**Provided data**
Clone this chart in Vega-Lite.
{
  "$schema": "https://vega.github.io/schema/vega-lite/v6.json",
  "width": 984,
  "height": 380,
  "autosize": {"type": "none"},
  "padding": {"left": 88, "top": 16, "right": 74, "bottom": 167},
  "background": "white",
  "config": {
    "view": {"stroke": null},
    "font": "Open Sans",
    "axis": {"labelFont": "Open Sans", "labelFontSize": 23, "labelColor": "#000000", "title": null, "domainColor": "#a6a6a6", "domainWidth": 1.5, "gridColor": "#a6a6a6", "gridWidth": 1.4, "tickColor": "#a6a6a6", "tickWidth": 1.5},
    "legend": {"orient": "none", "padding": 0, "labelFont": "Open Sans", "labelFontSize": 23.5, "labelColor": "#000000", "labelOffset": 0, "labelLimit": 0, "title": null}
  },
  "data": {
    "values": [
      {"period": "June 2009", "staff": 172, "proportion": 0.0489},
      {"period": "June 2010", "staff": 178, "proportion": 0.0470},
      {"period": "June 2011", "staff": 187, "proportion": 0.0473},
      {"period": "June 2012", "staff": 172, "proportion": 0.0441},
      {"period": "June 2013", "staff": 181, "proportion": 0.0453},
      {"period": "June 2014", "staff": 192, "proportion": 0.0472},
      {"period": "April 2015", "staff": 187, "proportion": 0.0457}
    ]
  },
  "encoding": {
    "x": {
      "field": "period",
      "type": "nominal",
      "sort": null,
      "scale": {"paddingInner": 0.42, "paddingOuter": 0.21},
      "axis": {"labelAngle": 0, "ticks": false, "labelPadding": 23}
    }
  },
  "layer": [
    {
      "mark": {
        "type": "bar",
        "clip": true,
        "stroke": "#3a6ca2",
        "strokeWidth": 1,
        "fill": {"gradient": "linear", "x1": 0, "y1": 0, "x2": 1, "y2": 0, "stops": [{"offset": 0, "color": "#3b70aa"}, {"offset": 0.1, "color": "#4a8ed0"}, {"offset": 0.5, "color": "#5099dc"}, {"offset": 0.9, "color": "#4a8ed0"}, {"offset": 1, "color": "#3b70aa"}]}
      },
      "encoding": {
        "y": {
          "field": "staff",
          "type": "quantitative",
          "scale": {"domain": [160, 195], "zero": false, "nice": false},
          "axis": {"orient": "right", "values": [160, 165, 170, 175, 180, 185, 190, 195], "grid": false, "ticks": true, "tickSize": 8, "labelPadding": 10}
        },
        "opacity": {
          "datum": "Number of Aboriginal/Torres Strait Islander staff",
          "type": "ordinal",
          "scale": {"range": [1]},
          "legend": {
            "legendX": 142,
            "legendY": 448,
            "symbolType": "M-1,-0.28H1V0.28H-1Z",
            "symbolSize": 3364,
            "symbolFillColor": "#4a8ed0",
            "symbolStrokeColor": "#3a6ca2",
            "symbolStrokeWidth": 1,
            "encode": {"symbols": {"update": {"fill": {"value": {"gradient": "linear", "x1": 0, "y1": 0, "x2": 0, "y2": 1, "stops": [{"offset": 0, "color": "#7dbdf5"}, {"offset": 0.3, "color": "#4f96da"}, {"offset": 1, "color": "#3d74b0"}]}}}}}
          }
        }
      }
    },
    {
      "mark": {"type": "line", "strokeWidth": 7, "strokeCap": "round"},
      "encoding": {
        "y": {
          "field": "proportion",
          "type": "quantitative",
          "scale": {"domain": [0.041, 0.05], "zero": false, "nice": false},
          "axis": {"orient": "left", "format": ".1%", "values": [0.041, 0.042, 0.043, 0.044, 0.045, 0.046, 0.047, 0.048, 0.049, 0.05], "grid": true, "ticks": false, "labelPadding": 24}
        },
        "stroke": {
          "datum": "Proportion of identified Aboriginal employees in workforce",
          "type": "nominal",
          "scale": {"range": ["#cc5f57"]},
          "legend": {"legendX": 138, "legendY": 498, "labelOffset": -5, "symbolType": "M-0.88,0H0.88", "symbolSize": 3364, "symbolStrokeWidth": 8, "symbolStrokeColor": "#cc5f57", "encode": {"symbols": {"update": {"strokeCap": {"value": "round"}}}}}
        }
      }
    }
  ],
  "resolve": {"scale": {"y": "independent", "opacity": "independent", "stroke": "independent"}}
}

**Exercise description**
Extract the listing in its entirety and repeat it exactly.

**Answer to this task**
Clone this chart in Vega-Lite.
{
  "$schema": "https://vega.github.io/schema/vega-lite/v6.json",
  "width": 984,
  "height": 380,
  "autosize": {"type": "none"},
  "padding": {"left": 88, "top": 16, "right": 74, "bottom": 167},
  "background": "white",
  "config": {
    "view": {"stroke": null},
    "font": "Open Sans",
    "axis": {"labelFont": "Open Sans", "labelFontSize": 23, "labelColor": "#000000", "title": null, "domainColor": "#a6a6a6", "domainWidth": 1.5, "gridColor": "#a6a6a6", "gridWidth": 1.4, "tickColor": "#a6a6a6", "tickWidth": 1.5},
    "legend": {"orient": "none", "padding": 0, "labelFont": "Open Sans", "labelFontSize": 23.5, "labelColor": "#000000", "labelOffset": 0, "labelLimit": 0, "title": null}
  },
  "data": {
    "values": [
      {"period": "June 2009", "staff": 172, "proportion": 0.0489},
      {"period": "June 2010", "staff": 178, "proportion": 0.0470},
      {"period": "June 2011", "staff": 187, "proportion": 0.0473},
      {"period": "June 2012", "staff": 172, "proportion": 0.0441},
      {"period": "June 2013", "staff": 181, "proportion": 0.0453},
      {"period": "June 2014", "staff": 192, "proportion": 0.0472},
      {"period": "April 2015", "staff": 187, "proportion": 0.0457}
    ]
  },
  "encoding": {
    "x": {
      "field": "period",
      "type": "nominal",
      "sort": null,
      "scale": {"paddingInner": 0.42, "paddingOuter": 0.21},
      "axis": {"labelAngle": 0, "ticks": false, "labelPadding": 23}
    }
  },
  "layer": [
    {
      "mark": {
        "type": "bar",
        "clip": true,
        "stroke": "#3a6ca2",
        "strokeWidth": 1,
        "fill": {"gradient": "linear", "x1": 0, "y1": 0, "x2": 1, "y2": 0, "stops": [{"offset": 0, "color": "#3b70aa"}, {"offset": 0.1, "color": "#4a8ed0"}, {"offset": 0.5, "color": "#5099dc"}, {"offset": 0.9, "color": "#4a8ed0"}, {"offset": 1, "color": "#3b70aa"}]}
      },
      "encoding": {
        "y": {
          "field": "staff",
          "type": "quantitative",
          "scale": {"domain": [160, 195], "zero": false, "nice": false},
          "axis": {"orient": "right", "values": [160, 165, 170, 175, 180, 185, 190, 195], "grid": false, "ticks": true, "tickSize": 8, "labelPadding": 10}
        },
        "opacity": {
          "datum": "Number of Aboriginal/Torres Strait Islander staff",
          "type": "ordinal",
          "scale": {"range": [1]},
          "legend": {
            "legendX": 142,
            "legendY": 448,
            "symbolType": "M-1,-0.28H1V0.28H-1Z",
            "symbolSize": 3364,
            "symbolFillColor": "#4a8ed0",
            "symbolStrokeColor": "#3a6ca2",
            "symbolStrokeWidth": 1,
            "encode": {"symbols": {"update": {"fill": {"value": {"gradient": "linear", "x1": 0, "y1": 0, "x2": 0, "y2": 1, "stops": [{"offset": 0, "color": "#7dbdf5"}, {"offset": 0.3, "color": "#4f96da"}, {"offset": 1, "color": "#3d74b0"}]}}}}}
          }
        }
      }
    },
    {
      "mark": {"type": "line", "strokeWidth": 7, "strokeCap": "round"},
      "encoding": {
        "y": {
          "field": "proportion",
          "type": "quantitative",
          "scale": {"domain": [0.041, 0.05], "zero": false, "nice": false},
          "axis": {"orient": "left", "format": ".1%", "values": [0.041, 0.042, 0.043, 0.044, 0.045, 0.046, 0.047, 0.048, 0.049, 0.05], "grid": true, "ticks": false, "labelPadding": 24}
        },
        "stroke": {
          "datum": "Proportion of identified Aboriginal employees in workforce",
          "type": "nominal",
          "scale": {"range": ["#cc5f57"]},
          "legend": {"legendX": 138, "legendY": 498, "labelOffset": -5, "symbolType": "M-0.88,0H0.88", "symbolSize": 3364, "symbolStrokeWidth": 8, "symbolStrokeColor": "#cc5f57", "encode": {"symbols": {"update": {"strokeCap": {"value": "round"}}}}}
        }
      }
    }
  ],
  "resolve": {"scale": {"y": "independent", "opacity": "independent", "stroke": "independent"}}
}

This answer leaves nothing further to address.